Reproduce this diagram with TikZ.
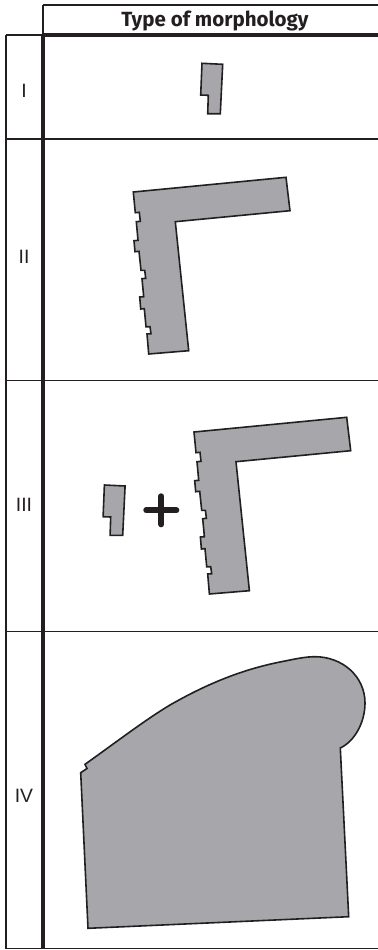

==

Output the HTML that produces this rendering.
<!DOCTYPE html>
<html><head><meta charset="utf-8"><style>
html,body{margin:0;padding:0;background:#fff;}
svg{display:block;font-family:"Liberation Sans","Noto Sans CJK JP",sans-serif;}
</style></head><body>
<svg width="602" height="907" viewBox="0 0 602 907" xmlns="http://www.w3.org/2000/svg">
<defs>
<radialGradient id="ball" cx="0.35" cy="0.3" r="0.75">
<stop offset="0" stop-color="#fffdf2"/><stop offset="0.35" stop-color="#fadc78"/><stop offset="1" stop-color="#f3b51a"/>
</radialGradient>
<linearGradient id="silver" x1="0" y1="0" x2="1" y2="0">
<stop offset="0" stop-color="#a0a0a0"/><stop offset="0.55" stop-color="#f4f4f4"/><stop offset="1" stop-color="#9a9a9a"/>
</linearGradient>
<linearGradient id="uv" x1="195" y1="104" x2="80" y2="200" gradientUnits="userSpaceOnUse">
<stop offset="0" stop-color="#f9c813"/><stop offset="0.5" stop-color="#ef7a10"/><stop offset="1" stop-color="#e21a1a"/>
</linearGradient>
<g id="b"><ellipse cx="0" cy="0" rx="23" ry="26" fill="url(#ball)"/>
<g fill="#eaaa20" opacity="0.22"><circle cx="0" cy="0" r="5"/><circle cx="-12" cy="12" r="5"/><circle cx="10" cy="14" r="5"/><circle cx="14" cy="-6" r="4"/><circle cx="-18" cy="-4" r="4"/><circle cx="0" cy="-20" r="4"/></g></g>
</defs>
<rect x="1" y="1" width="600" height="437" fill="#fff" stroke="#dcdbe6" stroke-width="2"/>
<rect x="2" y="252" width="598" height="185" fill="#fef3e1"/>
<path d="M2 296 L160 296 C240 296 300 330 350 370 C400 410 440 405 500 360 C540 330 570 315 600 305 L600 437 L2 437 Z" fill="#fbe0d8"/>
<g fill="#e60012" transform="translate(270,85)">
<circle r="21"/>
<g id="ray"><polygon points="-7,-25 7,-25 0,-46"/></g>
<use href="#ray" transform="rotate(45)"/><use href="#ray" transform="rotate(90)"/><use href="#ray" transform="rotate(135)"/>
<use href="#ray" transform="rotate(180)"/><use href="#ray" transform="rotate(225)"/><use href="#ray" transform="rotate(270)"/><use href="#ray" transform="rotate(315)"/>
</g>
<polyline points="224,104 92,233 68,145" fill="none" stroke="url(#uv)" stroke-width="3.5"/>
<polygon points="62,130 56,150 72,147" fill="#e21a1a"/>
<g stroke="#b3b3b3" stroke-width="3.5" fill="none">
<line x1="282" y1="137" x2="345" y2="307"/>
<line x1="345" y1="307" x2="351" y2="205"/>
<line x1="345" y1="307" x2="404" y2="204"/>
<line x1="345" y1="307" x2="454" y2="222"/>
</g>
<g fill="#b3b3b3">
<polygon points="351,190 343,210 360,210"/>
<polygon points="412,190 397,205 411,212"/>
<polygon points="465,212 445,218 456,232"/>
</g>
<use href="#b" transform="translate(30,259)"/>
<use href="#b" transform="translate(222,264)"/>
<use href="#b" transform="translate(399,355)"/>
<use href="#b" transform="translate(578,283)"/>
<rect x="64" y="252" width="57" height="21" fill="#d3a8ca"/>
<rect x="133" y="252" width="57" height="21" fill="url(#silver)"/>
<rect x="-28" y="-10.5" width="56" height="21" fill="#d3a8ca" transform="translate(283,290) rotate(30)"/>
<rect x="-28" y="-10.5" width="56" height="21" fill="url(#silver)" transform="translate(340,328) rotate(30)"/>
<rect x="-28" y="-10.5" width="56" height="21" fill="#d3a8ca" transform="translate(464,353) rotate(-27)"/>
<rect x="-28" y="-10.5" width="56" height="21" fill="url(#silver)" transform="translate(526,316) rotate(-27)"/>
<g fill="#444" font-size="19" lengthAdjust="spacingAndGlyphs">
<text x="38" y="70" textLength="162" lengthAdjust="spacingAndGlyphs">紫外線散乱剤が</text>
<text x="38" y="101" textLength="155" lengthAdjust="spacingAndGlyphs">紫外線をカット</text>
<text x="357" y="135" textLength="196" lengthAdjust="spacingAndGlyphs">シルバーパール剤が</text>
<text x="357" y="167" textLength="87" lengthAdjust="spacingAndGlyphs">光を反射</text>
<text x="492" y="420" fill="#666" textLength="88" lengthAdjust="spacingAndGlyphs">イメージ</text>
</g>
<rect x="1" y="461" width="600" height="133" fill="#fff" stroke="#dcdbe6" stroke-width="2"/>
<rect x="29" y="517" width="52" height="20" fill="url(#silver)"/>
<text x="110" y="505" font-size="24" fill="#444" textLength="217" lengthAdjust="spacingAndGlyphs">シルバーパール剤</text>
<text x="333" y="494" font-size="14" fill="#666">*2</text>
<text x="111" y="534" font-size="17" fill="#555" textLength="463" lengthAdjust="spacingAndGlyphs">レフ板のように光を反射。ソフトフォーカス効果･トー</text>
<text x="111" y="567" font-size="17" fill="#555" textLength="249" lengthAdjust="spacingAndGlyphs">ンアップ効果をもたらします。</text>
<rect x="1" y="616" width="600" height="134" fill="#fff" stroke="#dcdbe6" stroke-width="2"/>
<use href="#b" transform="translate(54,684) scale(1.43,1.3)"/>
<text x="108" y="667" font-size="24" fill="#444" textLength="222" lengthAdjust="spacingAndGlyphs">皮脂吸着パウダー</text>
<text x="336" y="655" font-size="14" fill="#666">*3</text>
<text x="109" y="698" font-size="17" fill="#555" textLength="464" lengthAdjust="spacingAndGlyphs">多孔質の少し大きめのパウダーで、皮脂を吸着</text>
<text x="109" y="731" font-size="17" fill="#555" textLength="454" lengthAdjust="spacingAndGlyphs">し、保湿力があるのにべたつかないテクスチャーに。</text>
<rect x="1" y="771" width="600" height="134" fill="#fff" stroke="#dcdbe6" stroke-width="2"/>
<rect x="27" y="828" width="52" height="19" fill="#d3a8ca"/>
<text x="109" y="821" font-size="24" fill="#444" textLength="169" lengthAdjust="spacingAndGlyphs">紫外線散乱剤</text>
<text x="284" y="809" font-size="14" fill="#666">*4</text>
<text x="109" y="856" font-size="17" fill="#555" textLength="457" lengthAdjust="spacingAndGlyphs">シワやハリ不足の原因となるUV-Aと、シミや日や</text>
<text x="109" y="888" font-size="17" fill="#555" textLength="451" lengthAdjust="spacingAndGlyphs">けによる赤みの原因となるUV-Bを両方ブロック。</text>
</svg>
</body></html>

==

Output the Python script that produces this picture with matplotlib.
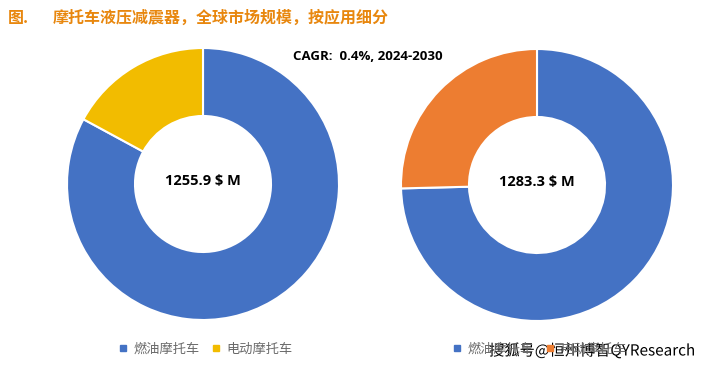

Task directions:
List all lines in the material containing the string "this".

In response:
Reproduce this diagram with TikZ.
Output the HTML that produces this rendering.
Output the Python script that produces this picture with matplotlib.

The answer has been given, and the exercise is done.